Data Preprocessing

Industrial data preprocessing describes the process of filtering, aggregating, and transforming raw data directly at the source—before it is transmitted. Instead of transmitting every single measurement value unchanged, the data is intelligently processed by edge computing devices.

Data preprocessing ends where processed, high-quality data is ready for transmission or analysis. What happens before that—data acquisition at the machine—is handled by the data acquisition module. What comes next—transmission, platform, analysis—follows in the stack.

In modern production environments, edge devices handle preprocessing in real time—from simple filtering and averaging to complex analyses of frequency spectra in vibration data. This local intelligence bridges the gap between the physical machine and higher-level analysis and control systems.

What does data preprocessing concretely achieve?

These processing steps are deployed in real IIoT projects from our network – directly at the machine or gateway.

Filtering and aggregation

Irrelevant measured values are discarded, relevant ones aggregated – e.g. averages, min/max, or sums over time windows. Only meaningful information leaves the edge.

Outlier detection

Anomalous measured values are detected and filtered directly at the edge or flagged separately – before they distort analyses or trigger false alarms.

Protocol conversion

Raw data from OPC UA, Modbus, MQTT, or proprietary protocols is converted into a uniform format – the foundation for cross-vendor integration.

Local control loops and alerting

Time-critical responses such as shutdown commands or warning messages are triggered directly at the edge without a cloud detour – in milliseconds rather than seconds.

Data enrichment and contextualization

Raw data is enriched with metadata such as timestamp, machine ID, or shift information – for more meaningful analyses in downstream systems.

Containerized edge deployments

With Docker and similar technologies, preprocessing services are standardized and efficiently deployed on edge devices – flexibly updatable without production downtime.

Why is data preprocessing so difficult in practice?

Many IIoT projects fail not because of the idea itself, but due to unmanaged data volumes and a lack of real-time capabilities.
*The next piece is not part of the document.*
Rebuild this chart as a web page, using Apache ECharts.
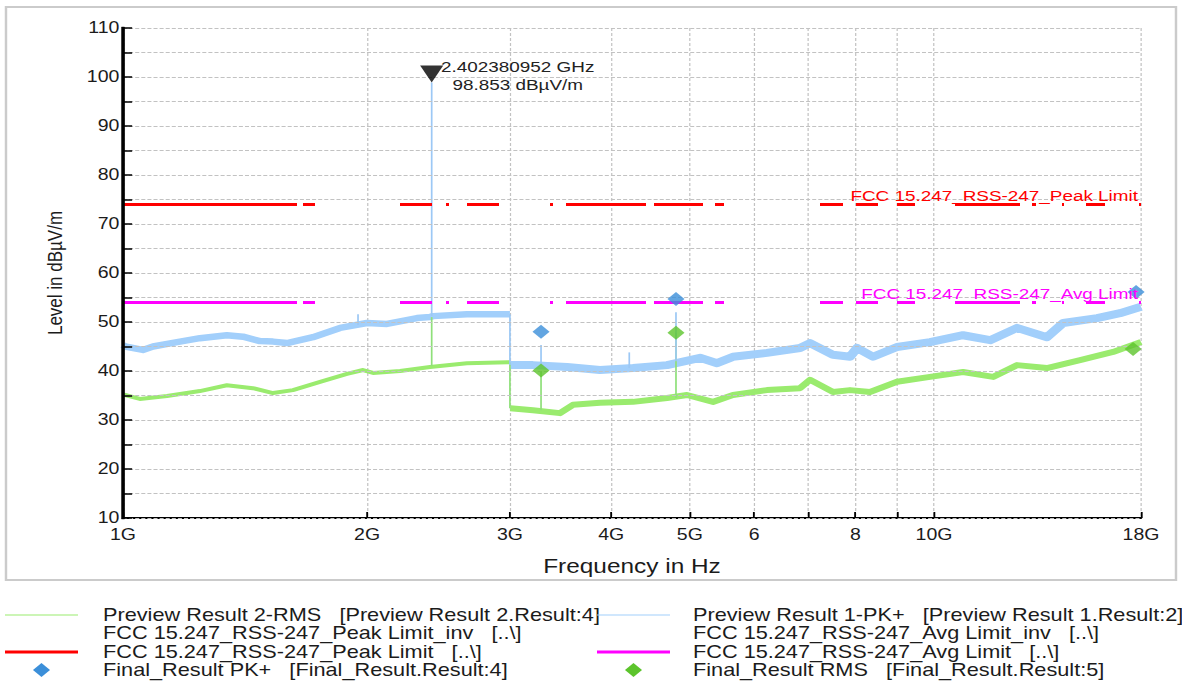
<!DOCTYPE html>
<html><head><meta charset="utf-8">
<script src="https://cdn.jsdelivr.net/npm/echarts@6/dist/echarts.min.js"></script>
<style>
html,body{margin:0;padding:0;background:#fff;overflow:hidden;width:1182px;height:686px}
#chart{width:969px;height:686px;transform:scaleX(1.21981);transform-origin:0 0;}
</style></head><body><div id="chart"></div>
<script>
// ---------------- DATA ----------------
// Preview Result 1-PK+ (frequency in GHz, level in dBµV/m)
const pkFreq  = [1.000,1.006,1.058,1.089,1.166,1.244,1.343,1.406,1.475,1.531,1.593,1.715,1.852,1.999,2.116,2.304,2.391,2.411,2.655,2.850,2.975,3.000,
                 3.003,3.203,3.528,3.874,4.255,4.686,5.147,5.401,5.651,6.224,6.836,7.033,7.508,7.879,8.037,8.411,9.004,9.888,10.86,11.73,12.66,13.78,14.43,15.89,16.96,18.00];
const pkLevel = [45.3,45.0,44.3,45.0,45.9,46.7,47.3,47.0,46.1,46.0,45.7,46.9,48.8,49.8,49.6,50.8,51.0,51.2,51.6,51.6,51.6,51.6,
                 41.2,41.2,40.8,40.2,40.6,41.2,42.7,41.6,42.9,43.7,44.7,45.7,43.3,42.9,44.7,42.9,44.9,45.9,47.3,46.3,48.8,46.9,49.8,50.8,51.8,53.1];
// Preview Result 2-RMS
const rmsFreq  = [1.000,1.006,1.049,1.133,1.244,1.343,1.446,1.531,1.620,1.750,1.889,1.977,2.034,2.196,2.391,2.655,2.985,3.000,
                  3.003,3.203,3.458,3.588,3.874,4.255,4.686,4.960,5.340,5.651,6.224,6.836,7.033,7.508,7.879,8.339,9.004,9.888,10.86,11.83,12.66,13.78,15.14,16.63,18.00];
const rmsLevel = [35.2,35.1,34.3,34.9,35.9,37.1,36.5,35.5,36.1,37.8,39.4,40.2,39.6,40.0,40.8,41.6,41.8,41.8,
                  32.4,32.0,31.4,33.1,33.5,33.7,34.5,35.1,33.7,35.1,36.1,36.5,38.2,35.7,36.1,35.7,37.8,38.8,39.8,38.8,41.2,40.6,42.2,43.9,45.9];
// narrow spikes / steps in the preview traces
const pkSpikeFreq  = [2.402380952, 3.000, 3.277, 4.807, 1.949, 4.21];
const pkSpikeLow   = [51.2, 41.2, 41.0, 42.0, 49.4, 40.6];
const pkSpikeHigh  = [98.853, 51.6, 45.3, 52.0, 51.6, 43.8];
const rmsSpikeFreq = [2.402380952, 3.000, 3.277, 4.807];
const rmsSpikeLow  = [41.0, 32.4, 32.0, 34.5];
const rmsSpikeHigh = [51.0, 41.8, 40.0, 47.8];
// Final results
const finalPkFreq   = [3.277, 4.807, 17.75];
const finalPkLevel  = [48.0, 54.7, 56.1];
const finalRmsFreq  = [3.277, 4.807, 17.6];
const finalRmsLevel = [40.1, 47.8, 44.5];
// Limits
const limitFreq  = [1, 18];
const peakLimit  = [74, 74];
const avgLimit   = [54, 54];
const peakLimitLabel = 'FCC 15.247_RSS-247_Peak Limit';
const avgLimitLabel  = 'FCC 15.247_RSS-247_Avg Limit';
// Marker
const markerFreq  = 2.402380952;
const markerLevel = 98.853;
const markerText  = ['2.402380952 GHz', '98.853 dBµV/m'];
// Axis ticks / labels
const xTickFreq  = [1,2,3,4,5,6,7,8,9,10,18];
const xLabelFreq = [1,2,3,4,5,6,8,10,18];
const xLabelText = ['1G','2G','3G','4G','5G','6','8','10G','18G'];
const yMin = 10, yMax = 110;
const xAxisTitle = 'Frequency in Hz';
const yAxisTitle = 'Level in dBµV/m';
// Legend
const legendLeftNames  = ['Preview Result 2-RMS   [Preview Result 2.Result:4]',
                          'FCC 15.247_RSS-247_Peak Limit_inv   [..\\]',
                          'FCC 15.247_RSS-247_Peak Limit   [..\\]',
                          'Final_Result PK+   [Final_Result.Result:4]'];
const legendRightNames = ['Preview Result 1-PK+   [Preview Result 1.Result:2]',
                          'FCC 15.247_RSS-247_Avg Limit_inv   [..\\]',
                          'FCC 15.247_RSS-247_Avg Limit   [..\\]',
                          'Final_Result RMS   [Final_Result.Result:5]'];

// ---------------- STYLE ----------------
const S = 1182/969;               // horizontal stretch of the original picture
const FONT = '"Liberation Sans", Arial, sans-serif';
const C_PK = '#a2cffb', C_RMS = '#9aeb6e', C_RED = '#ff0000', C_MAG = '#ff00ff';
const C_PKD = '#3b8fd9', C_RMSD = '#5cc42c';
const limitDashRef = [174,6,12,85,32,14,3,18,32,51,3,13,80,8,49,12,9,96,23,13,22,19,18,40,65,12,4,26,2,22,19,34,2];
const limitDash = limitDashRef.map(v => v / S);

const chart = echarts.init(document.getElementById('chart'), null, {renderer: 'svg'});
const lg = f => Math.log10(f);

function traceSeries(freq, level, color, widths, z) {
  const a = [], b = [];
  freq.forEach((f, i) => (f <= 3 ? a : b).push([f, level[i]]));
  return [a, b].map((d, k) => ({
    type: 'line', xAxisIndex: 0, yAxisIndex: 0, data: d, symbol: 'none', showSymbol: false,
    lineStyle: {color, width: widths[k], join: 'round'}, z, silent: true
  }));
}
function spikeSeries(freq, lo, hi, color, z) {
  return freq.map((f, i) => ({
    type: 'line', xAxisIndex: 0, yAxisIndex: 0, data: [[f, lo[i]], [f, hi[i]]],
    symbol: 'none', lineStyle: {color, width: 1.4}, z, silent: true
  }));
}

const series = [].concat(
  traceSeries(rmsFreq, rmsLevel, C_RMS, [4, 6], 2),
  traceSeries(pkFreq, pkLevel, C_PK, [6.5, 8], 2),
  spikeSeries(rmsSpikeFreq, rmsSpikeLow, rmsSpikeHigh, '#8fe07a', 3),
  spikeSeries(pkSpikeFreq, pkSpikeLow, pkSpikeHigh, '#9cc8f5', 4),
  [
    {type: 'line', data: limitFreq.map((f, i) => [f, peakLimit[i]]), symbol: 'none',
     lineStyle: {color: C_RED, width: 3, type: limitDash, cap: 'butt'}, z: 5, silent: true},
    {type: 'line', data: limitFreq.map((f, i) => [f, avgLimit[i]]), symbol: 'none',
     lineStyle: {color: C_MAG, width: 3, type: limitDash, cap: 'butt'}, z: 5, silent: true},
    {type: 'scatter', data: finalPkFreq.map((f, i) => [f, finalPkLevel[i]]), symbol: 'diamond',
     symbolSize: 14, itemStyle: {color: C_PKD}, z: 7, silent: true},
    {type: 'scatter', data: finalRmsFreq.map((f, i) => [f, finalRmsLevel[i]]), symbol: 'diamond',
     symbolSize: 14, itemStyle: {color: C_RMSD}, z: 7, silent: true},
    {type: 'scatter', data: [[markerFreq, markerLevel]], symbol: 'triangle', symbolRotate: 180,
     symbolSize: [19, 17], symbolOffset: [0, -8.5], itemStyle: {color: '#000'}, z: 8, silent: true}
  ]
);

const option = {
  animation: false,
  backgroundColor: '#fff',
  grid: {left: 123 / S, right: 969 - 1141 / S, top: 28, bottom: 686 - 518, containLabel: false},
  xAxis: [
    {type: 'log', logBase: 10, min: 1, max: 18, show: false, gridIndex: 0},
    {type: 'value', min: 0, max: lg(18), gridIndex: 0, position: 'bottom', z: 1,
     name: xAxisTitle, nameLocation: 'middle', nameGap: 38,
     nameTextStyle: {fontSize: 20, color: '#1b1b1b', fontFamily: FONT},
     axisLine: {show: true, onZero: false, lineStyle: {color: '#000', width: 2}},
     axisTick: {show: true, inside: true, length: 6, customValues: xTickFreq.map(lg),
                lineStyle: {color: '#000', width: 1.5}},
     axisLabel: {show: true, margin: 9, fontSize: 16, color: '#1b1b1b', fontFamily: FONT,
                 customValues: xLabelFreq.map(lg),
                 formatter: v => {
                   const i = xLabelFreq.findIndex(f => Math.abs(lg(f) - v) < 1e-6);
                   return i >= 0 ? xLabelText[i] : '';
                 }},
     splitLine: {show: true, lineStyle: {color: '#c2c2c2', width: 1, type: [3, 2]}}
    }
  ],
  yAxis: {
    type: 'value', min: yMin, max: yMax, interval: 5, z: 6,
    name: yAxisTitle, nameLocation: 'middle', nameGap: 47, nameRotate: 90,
    nameTextStyle: {fontSize: 17, color: '#1b1b1b', fontFamily: FONT},
    axisLine: {show: true, onZero: false, lineStyle: {color: '#000', width: 2}},
    axisTick: {show: true, inside: true, length: 7.5, lineStyle: {color: '#000', width: 1.5}},
    axisLabel: {margin: 3, fontSize: 16, color: '#1b1b1b', fontFamily: FONT,
                formatter: v => (v % 10 === 0 ? String(v) : '')},
    splitLine: {show: true, lineStyle: {color: '#c2c2c2', width: 1, type: [3.3, 1.7]}}
  },
  series: series
};
chart.setOption(option);

// ---------------- GRAPHIC (frame, axis line, annotations, legend) ----------------
const px = (f, v) => chart.convertToPixel({xAxisIndex: 0, yAxisIndex: 0}, [f, v]);
const txt = (x, y, text, size, fill, align) => ({
  type: 'text', x, y, silent: true, z: 20,
  style: {text, fill, fontSize: size, fontFamily: FONT, align: align || 'left', verticalAlign: 'middle',
          textAlign: align || 'left', textVerticalAlign: 'middle'}
});
const g = [];
g.push({type: 'rect', shape: {x: 6 / S, y: 7, width: 1170 / S, height: 573}, silent: true, z: 0,
        style: {fill: 'none', stroke: '#cbcbcb', lineWidth: 2}});

// solid black value-axis line
const yb = px(xTickFreq[0], yMin), yt = px(xTickFreq[0], yMax);
g.push({type: 'rect', silent: true, z: 100, zlevel: 0,
        shape: {x: yb[0] - 1.25, y: yt[1] - 1, width: 2.5, height: yb[1] - yt[1] + 2},
        style: {fill: '#000000', stroke: '#000000', lineWidth: 0.4}});

const mp = px(markerFreq, markerLevel);
g.push(txt(mp[0] + 86 / S, mp[1] - 15.6, markerText[0], 15.5, '#222', 'center'));
g.push(txt(mp[0] + 86 / S, mp[1] + 2.4, markerText[1], 15.5, '#222', 'center'));

const pl = px(limitFreq[1], peakLimit[1]);
g.push(txt(pl[0] - 3 / S, pl[1] - 9, peakLimitLabel, 15.5, C_RED, 'right'));
const al = px(limitFreq[1], avgLimit[1]);
g.push(txt(al[0] - 3 / S, al[1] - 9, avgLimitLabel, 15.5, C_MAG, 'right'));

const rowsY = [615, 633, 652, 670];
const legendSym = [
  [{t: 'line', c: C_RMS, w: 1.2}, null, {t: 'line', c: C_RED, w: 3}, {t: 'diamond', c: C_PKD}],
  [{t: 'line', c: C_PK, w: 1.2}, null, {t: 'line', c: C_MAG, w: 3}, {t: 'diamond', c: C_RMSD}]
];
const colSym = [[5 / S, 78 / S], [597 / S, 670 / S]];
const colText = [103 / S, 693 / S];
[legendLeftNames, legendRightNames].forEach((names, c) => {
  names.forEach((name, r) => {
    const y = rowsY[r];
    const s = legendSym[c][r];
    if (s && s.t === 'line') {
      g.push({type: 'line', silent: true, z: 20, shape: {x1: colSym[c][0], y1: y, x2: colSym[c][1], y2: y},
              style: {stroke: s.c, lineWidth: s.w}});
    } else if (s && s.t === 'diamond') {
      const cx = (colSym[c][0] + colSym[c][1]) / 2, h = 7;
      g.push({type: 'polygon', silent: true, z: 20,
              shape: {points: [[cx, y - h], [cx + h, y], [cx, y + h], [cx - h, y]]}, style: {fill: s.c}});
    }
    g.push(txt(colText[c], y, name, 17.8, '#1b1b1b', 'left'));
  });
});
chart.setOption({graphic: g});
</script>
</body></html>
These are the most common obstacles.

Limited processing power of existing controllers

Many PLCs and older controllers are not designed for local data processing. The question ‘why not process directly at the edge?’ often fails due to insufficient memory and outdated hardware.

Uncontrolled data volumes

Sensors and machines continuously generate enormous data volumes – far more than is relevant for decisions. Without preprocessing, networks become overloaded and transmission costs explode.

Lack of real-time capability

For time-critical applications such as control loops or alerting, it is not sufficient to process data only in the cloud. Response times of seconds are often not tolerable in production.

Heterogeneous data formats

Raw data from different machines, protocols, and formats must be converted into a uniform, analyzable schema – a complex step without suitable edge logic.

Data privacy and data sovereignty

Sensitive production and operational data should ideally not leave the own infrastructure. Without local preprocessing and anonymization at the edge, this is barely achievable.

What does data preprocessing at the edge concretely deliver?

Companies in our network achieve measurable results with edge-based preprocessing – in cost, speed, and data quality.

Real-time processing for faster decisions

Data is processed directly at the source. Response times are drastically shortened – an essential prerequisite for time-critical applications in production.

Significantly reduced transmission costs

Only relevant information is forwarded. Bandwidth requirements and costs for data transmission and storage decrease significantly – with simultaneously better network performance.

Better data quality for more precise analyses

Cleaning, normalization, and standardization at the edge eliminate inconsistencies. This considerably increases the reliability of AI models and forecasts.

Relief for central IT systems

Compute-intensive tasks are decentralized. Cloud resources can be used more efficiently – reducing costs and improving the scalability of the overall system.

Increased data security and compliance

Sensitive data is anonymized or aggregated directly at the source. Only processed information leaves the production environment – ideal for data protection and trade secrets.